## WHAT YOU SHOULD DO
Pictures excluded, return the lines below from the first through the line holding "const redY = [0, 0]".

Plotting code records
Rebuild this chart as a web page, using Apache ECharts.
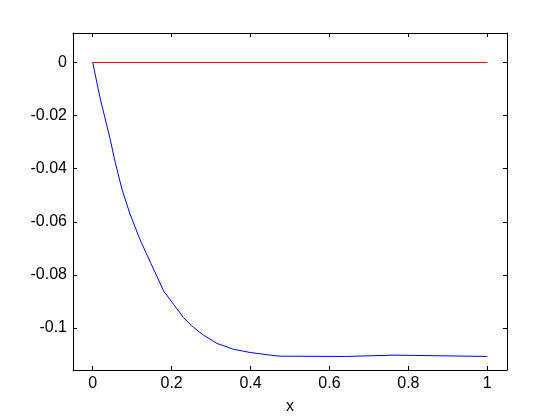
<!DOCTYPE html>
<html>
<head>
<meta charset="utf-8">
<script src="https://cdn.jsdelivr.net/npm/echarts@6/dist/echarts.min.js"></script>
<style>
  html, body { margin: 0; padding: 0; background: #fff; }
  #chart { width: 560px; height: 420px; }
</style>
</head>
<body>
<div id="chart"></div>
<script>
// tick values
const xTicks = [0, 0.2, 0.4, 0.6, 0.8, 1]
const yTicks = [0, -0.02, -0.04, -0.06, -0.08, -0.1]

// red line (zero)
const redX = [0, 1]
const redY = [0, 0]

// blue curve
const blueX = [0, 0.0187, 0.043, 0.0575, 0.0744, 0.0937, 0.119, 0.1466, 0.18, 0.205, 0.2304, 0.2557, 0.281, 0.315, 0.357, 0.399, 0.4246, 0.45, 0.475, 0.641, 0.642, 0.764, 0.765, 1]
const blueY = [0, -0.0134, -0.0281, -0.0379, -0.0479, -0.0567, -0.0664, -0.0754, -0.0861, -0.0911, -0.0961, -0.0998, -0.1027, -0.1058, -0.108, -0.1092, -0.1097, -0.1102, -0.1106, -0.1107, -0.1102, -0.1102, -0.1107, -0.1107]

const font = 'Liberation Sans, Arial, sans-serif'
const zip = (xs, ys) => xs.map((x, i) => [x, ys[i]])
const fmt = (v) => String(+v.toFixed(2))

const chart = echarts.init(document.getElementById('chart'))

const baseX = {
  type: 'value',
  min: -0.05,
  max: 1.05,
  splitLine: { show: false },
  axisLine: { onZero: false, lineStyle: { color: '#000', width: 1 } },
  axisTick: { inside: true, length: 4, customValues: xTicks, lineStyle: { color: '#000' } }
}
const baseY = {
  type: 'value',
  min: -0.1158,
  max: 0.0111,
  splitLine: { show: false },
  axisLine: { onZero: false, lineStyle: { color: '#000', width: 1 } },
  axisTick: { inside: true, length: 4, customValues: yTicks, lineStyle: { color: '#000' } }
}

chart.setOption({
  animation: false,
  backgroundColor: '#fff',
  grid: { left: 73, right: 53, top: 33, bottom: 49 },
  xAxis: [
    {
      ...baseX,
      position: 'bottom',
      name: 'x',
      nameLocation: 'middle',
      nameGap: 29,
      nameTextStyle: { color: '#000', fontSize: 16, fontFamily: font },
      axisLabel: {
        customValues: xTicks,
        formatter: fmt,
        color: '#000',
        fontSize: 16,
        fontFamily: font,
        margin: 6
      }
    },
    { ...baseX, position: 'top', axisLabel: { show: false } }
  ],
  yAxis: [
    {
      ...baseY,
      position: 'left',
      axisLabel: {
        customValues: yTicks,
        formatter: fmt,
        color: '#000',
        fontSize: 16,
        fontFamily: font,
        margin: 6
      }
    },
    { ...baseY, position: 'right', axisLabel: { show: false } }
  ],
  series: [
    {
      type: 'line',
      data: zip(redX, redY),
      showSymbol: false,
      lineStyle: { color: '#ff0000', width: 1 },
      z: 3
    },
    {
      type: 'line',
      data: zip(blueX, blueY),
      showSymbol: false,
      smooth: false,
      lineStyle: { color: '#0000ff', width: 1 },
      z: 2
    }
  ]
})
</script>
</body>
</html>
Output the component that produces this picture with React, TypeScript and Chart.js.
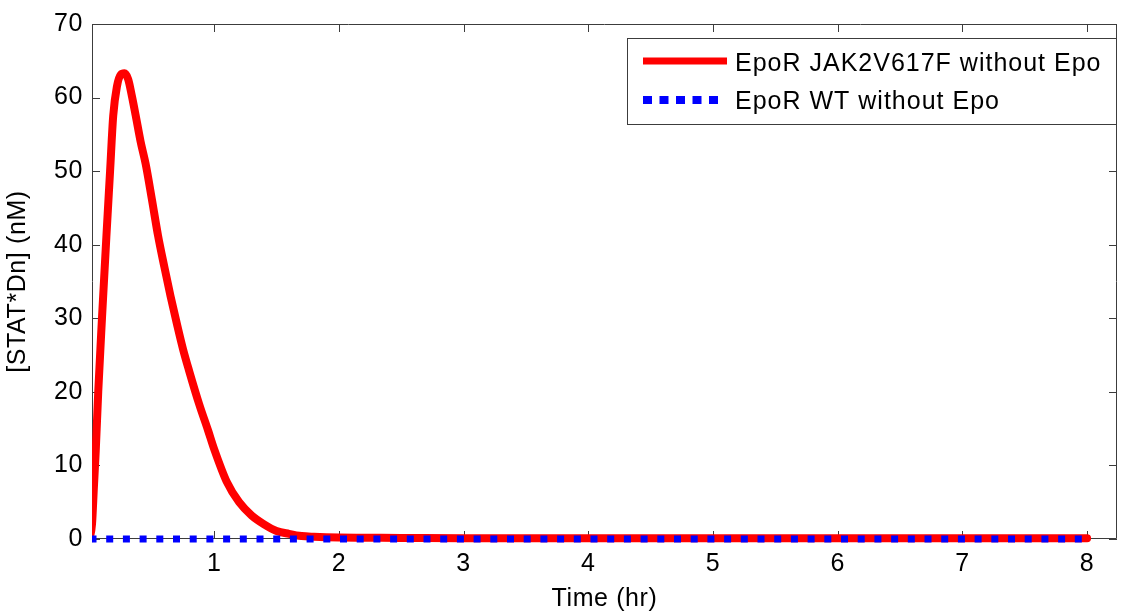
import React, { useEffect, useRef } from "react";
import { Chart, registerables } from "chart.js";

Chart.register(...registerables);

const redLabel = "EpoR JAK2V617F without Epo";
const blueLabel = "EpoR WT without Epo";

const redTimes = [0, 0.02, 0.035, 0.05, 0.07, 0.1, 0.135, 0.165, 0.19, 0.22, 0.25, 0.28, 0.31, 0.34, 0.37, 0.41, 0.45, 0.5, 0.55, 0.6, 0.65, 0.7, 0.75, 0.8, 0.88, 0.95, 1.0, 1.1, 1.2, 1.3, 1.4, 1.5, 1.6, 1.7, 1.8, 2.0, 2.5, 3, 4, 5, 6, 7, 8];
const redValues = [0, 2, 7, 12, 20, 30, 41, 50, 57.5, 61.5, 63.1, 63.3, 62.5, 60.2, 57.6, 54, 51, 46.2, 41.2, 37, 33, 29.3, 25.8, 22.8, 18.3, 14.8, 12.2, 7.8, 5.0, 3.2, 2.0, 1.1, 0.7, 0.4, 0.3, 0.2, 0.15, 0.1, 0.1, 0.1, 0.1, 0.1, 0.1];

const blueTimes = [0, 1, 2, 3, 4, 5, 6, 7, 8];
const blueValues = [0, 0, 0, 0, 0, 0, 0, 0, 0];

const xTickValues = [1, 2, 3, 4, 5, 6, 7, 8];
const yTickValues = [0, 10, 20, 30, 40, 50, 60, 70];

const FONT = "'Liberation Sans', Arial, sans-serif";
const AXIS_COLOR = "#3c3c3c";

const framePlugin = {
  id: "frame",
  beforeDraw(chart: any) {
    chart.ctx.letterSpacing = "0.6px";
  },
  beforeDatasetsDraw(chart: any) {
    const { ctx, chartArea } = chart;
    const { left, right, top, bottom } = chartArea;
    const xs = chart.scales.x;
    const ys = chart.scales.y;
    ctx.save();
    ctx.strokeStyle = AXIS_COLOR;
    ctx.lineWidth = 1;
    ctx.beginPath();
    ctx.rect(left + 0.5, top + 0.5, right - left - 1, bottom - top - 1);
    const tl = 8;
    xTickValues.forEach((v) => {
      const px = Math.round(xs.getPixelForValue(v)) + 0.5;
      ctx.moveTo(px, bottom);
      ctx.lineTo(px, bottom - tl);
      ctx.moveTo(px, top);
      ctx.lineTo(px, top + tl);
    });
    yTickValues.forEach((v) => {
      const py = Math.round(ys.getPixelForValue(v)) + 0.5;
      ctx.moveTo(left, py);
      ctx.lineTo(left + tl, py);
      ctx.moveTo(right, py);
      ctx.lineTo(right - tl, py);
    });
    ctx.stroke();
    ctx.restore();
  },
  afterDraw(chart: any) {
    const { ctx, chartArea } = chart;
    const ds = chart.data.datasets;
    const bx = 627;
    const by = 38;
    const bw = chartArea.right - 1 - bx;
    const bh = 86;
    ctx.save();
    ctx.fillStyle = "#ffffff";
    ctx.fillRect(bx, by, bw, bh);
    ctx.strokeStyle = AXIS_COLOR;
    ctx.lineWidth = 1;
    ctx.strokeRect(bx + 0.5, by + 0.5, bw, bh);

    // red sample
    ctx.beginPath();
    ctx.strokeStyle = ds[0].borderColor;
    ctx.lineWidth = 7;
    ctx.lineCap = "butt";
    ctx.moveTo(643, 61);
    ctx.lineTo(727, 61);
    ctx.stroke();

    // blue sample
    ctx.beginPath();
    ctx.strokeStyle = ds[1].borderColor;
    ctx.lineWidth = 8;
    ctx.setLineDash([9, 7.5]);
    ctx.moveTo(643, 100);
    ctx.lineTo(718, 100);
    ctx.stroke();
    ctx.setLineDash([]);

    ctx.fillStyle = "#000000";
    ctx.font = `25px ${FONT}`;
    ctx.letterSpacing = "1px";
    ctx.textAlign = "left";
    ctx.textBaseline = "alphabetic";
    ctx.fillText(ds[0].label, 735, 71);
    ctx.fillText(ds[1].label, 735, 109);
    ctx.restore();
  },
};

export default function App() {
  const canvasRef = useRef<HTMLCanvasElement | null>(null);

  useEffect(() => {
    if (!canvasRef.current) return;
    const redData = redTimes.map((t, i) => ({ x: t, y: redValues[i] }));
    const blueData = blueTimes.map((t, i) => ({ x: t, y: blueValues[i] }));
    const chart = new Chart(canvasRef.current, {
      type: "line",
      data: {
        datasets: [
          {
            label: redLabel,
            data: redData,
            borderColor: "#ff0000",
            backgroundColor: "#ff0000",
            borderWidth: 8,
            pointRadius: 0,
            cubicInterpolationMode: "monotone",
            borderCapStyle: "round",
            borderJoinStyle: "round",
            order: 2,
            clip: { left: 0, right: 5, top: 5, bottom: 5 },
          } as any,
          {
            label: blueLabel,
            data: blueData,
            borderColor: "#0000ff",
            backgroundColor: "#0000ff",
            borderWidth: 7,
            borderDash: [7, 9.7],
            borderCapStyle: "butt",
            pointRadius: 0,
            order: 1,
            clip: { left: 0, right: 5, top: 5, bottom: 5 },
          } as any,
        ],
      },
      options: {
        animation: false,
        responsive: true,
        maintainAspectRatio: false,
        layout: { padding: { top: 23, right: 7, left: 0, bottom: 0 } },
        plugins: {
          legend: { display: false },
          tooltip: { enabled: false },
        },
        scales: {
          x: {
            type: "linear",
            min: 0.02,
            max: 8.24,
            afterBuildTicks: (scale: any) => {
              scale.ticks = xTickValues.map((v) => ({ value: v }));
            },
            afterFit: (scale: any) => {
              scale.height = 73;
            },
            grid: { display: false, drawTicks: false, tickLength: 0 },
            border: { display: false },
            ticks: {
              color: "#000000",
              font: { family: FONT, size: 25 },
              padding: 10,
              maxRotation: 0,
              autoSkip: false,
              callback: (v: any) => String(v),
            },
            title: {
              display: true,
              text: "Time (hr)",
              color: "#000000",
              font: { family: FONT, size: 25, lineHeight: 1 },
              padding: { top: 1.5, bottom: 0 },
            },
          },
          y: {
            type: "linear",
            min: 0,
            max: 70,
            afterBuildTicks: (scale: any) => {
              scale.ticks = yTickValues.map((v) => ({ value: v }));
            },
            afterFit: (scale: any) => {
              scale.width = 92;
            },
            grid: { display: false, drawTicks: false, tickLength: 0 },
            border: { display: false },
            ticks: {
              color: "#000000",
              font: { family: FONT, size: 25 },
              padding: 9,
              autoSkip: false,
              callback: (v: any) => String(v),
            },
            title: {
              display: true,
              text: "[STAT*Dn] (nM)",
              color: "#000000",
              font: { family: FONT, size: 25, lineHeight: 1 },
              padding: { top: 5.5, bottom: 0 },
            },
          },
        },
      },
      plugins: [framePlugin],
    });
    return () => chart.destroy();
  }, []);

  return (
    <div style={{ position: "absolute", left: 0, top: 0, width: 1124, height: 612, background: "#ffffff" }}>
      <canvas ref={canvasRef} />
    </div>
  );
}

## SOLUTION FOR THIS EXERCISE
Rebuild this chart as a web page, using Apache ECharts.
<!DOCTYPE html>
<html>
<head>
<meta charset="utf-8">
<script src="https://cdn.jsdelivr.net/npm/echarts@6/dist/echarts.min.js"></script>
<style>
  html, body { margin: 0; padding: 0; background: #fff; }
  #chart { width: 560px; height: 420px; }
</style>
</head>
<body>
<div id="chart"></div>
<script>
// tick values
const xTicks = [0, 0.2, 0.4, 0.6, 0.8, 1]
const yTicks = [0, -0.02, -0.04, -0.06, -0.08, -0.1]

// red line (zero)
const redX = [0, 1]
const redY = [0, 0]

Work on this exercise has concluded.